• INFORMATION PROVIDED

◇ ◇ ◇

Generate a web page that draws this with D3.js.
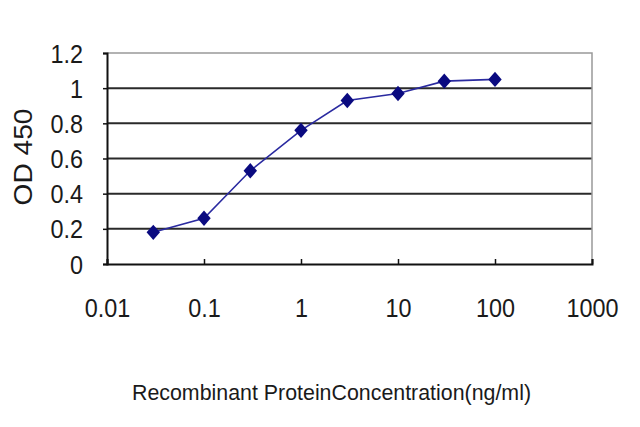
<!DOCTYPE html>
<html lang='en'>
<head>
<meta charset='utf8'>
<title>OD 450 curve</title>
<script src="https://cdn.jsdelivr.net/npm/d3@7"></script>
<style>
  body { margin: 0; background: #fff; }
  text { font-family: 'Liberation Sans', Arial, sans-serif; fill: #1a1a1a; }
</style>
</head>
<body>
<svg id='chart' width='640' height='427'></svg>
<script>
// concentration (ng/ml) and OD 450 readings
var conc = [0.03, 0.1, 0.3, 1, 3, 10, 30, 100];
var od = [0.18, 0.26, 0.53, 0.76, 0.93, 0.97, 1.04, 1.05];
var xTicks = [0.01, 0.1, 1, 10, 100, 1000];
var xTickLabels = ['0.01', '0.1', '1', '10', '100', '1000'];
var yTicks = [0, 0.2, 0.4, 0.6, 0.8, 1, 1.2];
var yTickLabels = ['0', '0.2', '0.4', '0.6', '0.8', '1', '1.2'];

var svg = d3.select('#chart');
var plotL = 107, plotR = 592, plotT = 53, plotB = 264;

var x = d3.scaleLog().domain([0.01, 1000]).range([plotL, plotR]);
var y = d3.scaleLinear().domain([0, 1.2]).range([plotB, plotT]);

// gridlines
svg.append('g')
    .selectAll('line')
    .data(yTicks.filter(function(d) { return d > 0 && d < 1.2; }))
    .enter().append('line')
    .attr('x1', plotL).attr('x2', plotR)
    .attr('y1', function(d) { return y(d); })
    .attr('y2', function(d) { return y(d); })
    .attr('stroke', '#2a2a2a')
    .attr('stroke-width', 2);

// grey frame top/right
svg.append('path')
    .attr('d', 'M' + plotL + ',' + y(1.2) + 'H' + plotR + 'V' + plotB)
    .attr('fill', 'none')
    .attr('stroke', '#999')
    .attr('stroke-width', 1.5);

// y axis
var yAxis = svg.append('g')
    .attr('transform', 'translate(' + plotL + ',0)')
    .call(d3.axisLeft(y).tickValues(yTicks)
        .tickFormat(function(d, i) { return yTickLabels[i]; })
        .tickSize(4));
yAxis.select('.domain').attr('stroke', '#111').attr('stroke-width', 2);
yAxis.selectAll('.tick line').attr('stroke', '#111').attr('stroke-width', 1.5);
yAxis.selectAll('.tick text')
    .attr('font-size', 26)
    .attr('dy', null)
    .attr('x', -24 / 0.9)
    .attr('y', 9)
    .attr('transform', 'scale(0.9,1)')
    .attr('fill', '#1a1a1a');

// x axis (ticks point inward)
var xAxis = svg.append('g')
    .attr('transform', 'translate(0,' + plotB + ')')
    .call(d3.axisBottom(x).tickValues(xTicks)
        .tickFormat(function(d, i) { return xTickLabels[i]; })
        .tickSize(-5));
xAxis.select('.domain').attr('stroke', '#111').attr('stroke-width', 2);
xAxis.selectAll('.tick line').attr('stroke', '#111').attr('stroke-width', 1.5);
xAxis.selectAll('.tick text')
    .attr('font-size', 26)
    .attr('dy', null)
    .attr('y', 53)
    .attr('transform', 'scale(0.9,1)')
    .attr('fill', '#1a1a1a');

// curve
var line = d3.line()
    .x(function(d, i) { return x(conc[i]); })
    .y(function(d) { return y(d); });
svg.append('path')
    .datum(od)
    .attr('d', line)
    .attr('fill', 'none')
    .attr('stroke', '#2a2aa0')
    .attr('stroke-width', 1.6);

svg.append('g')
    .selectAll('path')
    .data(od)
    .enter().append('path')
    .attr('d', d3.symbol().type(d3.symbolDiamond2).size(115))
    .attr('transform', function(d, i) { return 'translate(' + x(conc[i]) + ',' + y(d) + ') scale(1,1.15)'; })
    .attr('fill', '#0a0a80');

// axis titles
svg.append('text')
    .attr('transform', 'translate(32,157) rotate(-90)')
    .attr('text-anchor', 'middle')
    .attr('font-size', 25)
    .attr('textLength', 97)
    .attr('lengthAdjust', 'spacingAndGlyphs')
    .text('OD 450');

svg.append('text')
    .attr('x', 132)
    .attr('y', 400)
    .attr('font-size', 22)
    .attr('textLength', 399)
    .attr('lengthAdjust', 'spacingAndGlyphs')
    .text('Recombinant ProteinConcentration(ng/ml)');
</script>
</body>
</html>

◇ ◇ ◇

• DIRECTIONS
Copy the whole of the material above exactly, but not its images.

• EXERCISE ANSWER
Generate a web page that draws this with D3.js.
<!DOCTYPE html>
<html lang='en'>
<head>
<meta charset='utf8'>
<title>OD 450 curve</title>
<script src="https://cdn.jsdelivr.net/npm/d3@7"></script>
<style>
  body { margin: 0; background: #fff; }
  text { font-family: 'Liberation Sans', Arial, sans-serif; fill: #1a1a1a; }
</style>
</head>
<body>
<svg id='chart' width='640' height='427'></svg>
<script>
// concentration (ng/ml) and OD 450 readings
var conc = [0.03, 0.1, 0.3, 1, 3, 10, 30, 100];
var od = [0.18, 0.26, 0.53, 0.76, 0.93, 0.97, 1.04, 1.05];
var xTicks = [0.01, 0.1, 1, 10, 100, 1000];
var xTickLabels = ['0.01', '0.1', '1', '10', '100', '1000'];
var yTicks = [0, 0.2, 0.4, 0.6, 0.8, 1, 1.2];
var yTickLabels = ['0', '0.2', '0.4', '0.6', '0.8', '1', '1.2'];

var svg = d3.select('#chart');
var plotL = 107, plotR = 592, plotT = 53, plotB = 264;

var x = d3.scaleLog().domain([0.01, 1000]).range([plotL, plotR]);
var y = d3.scaleLinear().domain([0, 1.2]).range([plotB, plotT]);

// gridlines
svg.append('g')
    .selectAll('line')
    .data(yTicks.filter(function(d) { return d > 0 && d < 1.2; }))
    .enter().append('line')
    .attr('x1', plotL).attr('x2', plotR)
    .attr('y1', function(d) { return y(d); })
    .attr('y2', function(d) { return y(d); })
    .attr('stroke', '#2a2a2a')
    .attr('stroke-width', 2);

// grey frame top/right
svg.append('path')
    .attr('d', 'M' + plotL + ',' + y(1.2) + 'H' + plotR + 'V' + plotB)
    .attr('fill', 'none')
    .attr('stroke', '#999')
    .attr('stroke-width', 1.5);

// y axis
var yAxis = svg.append('g')
    .attr('transform', 'translate(' + plotL + ',0)')
    .call(d3.axisLeft(y).tickValues(yTicks)
        .tickFormat(function(d, i) { return yTickLabels[i]; })
        .tickSize(4));
yAxis.select('.domain').attr('stroke', '#111').attr('stroke-width', 2);
yAxis.selectAll('.tick line').attr('stroke', '#111').attr('stroke-width', 1.5);
yAxis.selectAll('.tick text')
    .attr('font-size', 26)
    .attr('dy', null)
    .attr('x', -24 / 0.9)
    .attr('y', 9)
    .attr('transform', 'scale(0.9,1)')
    .attr('fill', '#1a1a1a');

// x axis (ticks point inward)
var xAxis = svg.append('g')
    .attr('transform', 'translate(0,' + plotB + ')')
    .call(d3.axisBottom(x).tickValues(xTicks)
        .tickFormat(function(d, i) { return xTickLabels[i]; })
        .tickSize(-5));
xAxis.select('.domain').attr('stroke', '#111').attr('stroke-width', 2);
xAxis.selectAll('.tick line').attr('stroke', '#111').attr('stroke-width', 1.5);
xAxis.selectAll('.tick text')
    .attr('font-size', 26)
    .attr('dy', null)
    .attr('y', 53)
    .attr('transform', 'scale(0.9,1)')
    .attr('fill', '#1a1a1a');

// curve
var line = d3.line()
    .x(function(d, i) { return x(conc[i]); })
    .y(function(d) { return y(d); });
svg.append('path')
    .datum(od)
    .attr('d', line)
    .attr('fill', 'none')
    .attr('stroke', '#2a2aa0')
    .attr('stroke-width', 1.6);

svg.append('g')
    .selectAll('path')
    .data(od)
    .enter().append('path')
    .attr('d', d3.symbol().type(d3.symbolDiamond2).size(115))
    .attr('transform', function(d, i) { return 'translate(' + x(conc[i]) + ',' + y(d) + ') scale(1,1.15)'; })
    .attr('fill', '#0a0a80');

// axis titles
svg.append('text')
    .attr('transform', 'translate(32,157) rotate(-90)')
    .attr('text-anchor', 'middle')
    .attr('font-size', 25)
    .attr('textLength', 97)
    .attr('lengthAdjust', 'spacingAndGlyphs')
    .text('OD 450');

svg.append('text')
    .attr('x', 132)
    .attr('y', 400)
    .attr('font-size', 22)
    .attr('textLength', 399)
    .attr('lengthAdjust', 'spacingAndGlyphs')
    .text('Recombinant ProteinConcentration(ng/ml)');
</script>
</body>
</html>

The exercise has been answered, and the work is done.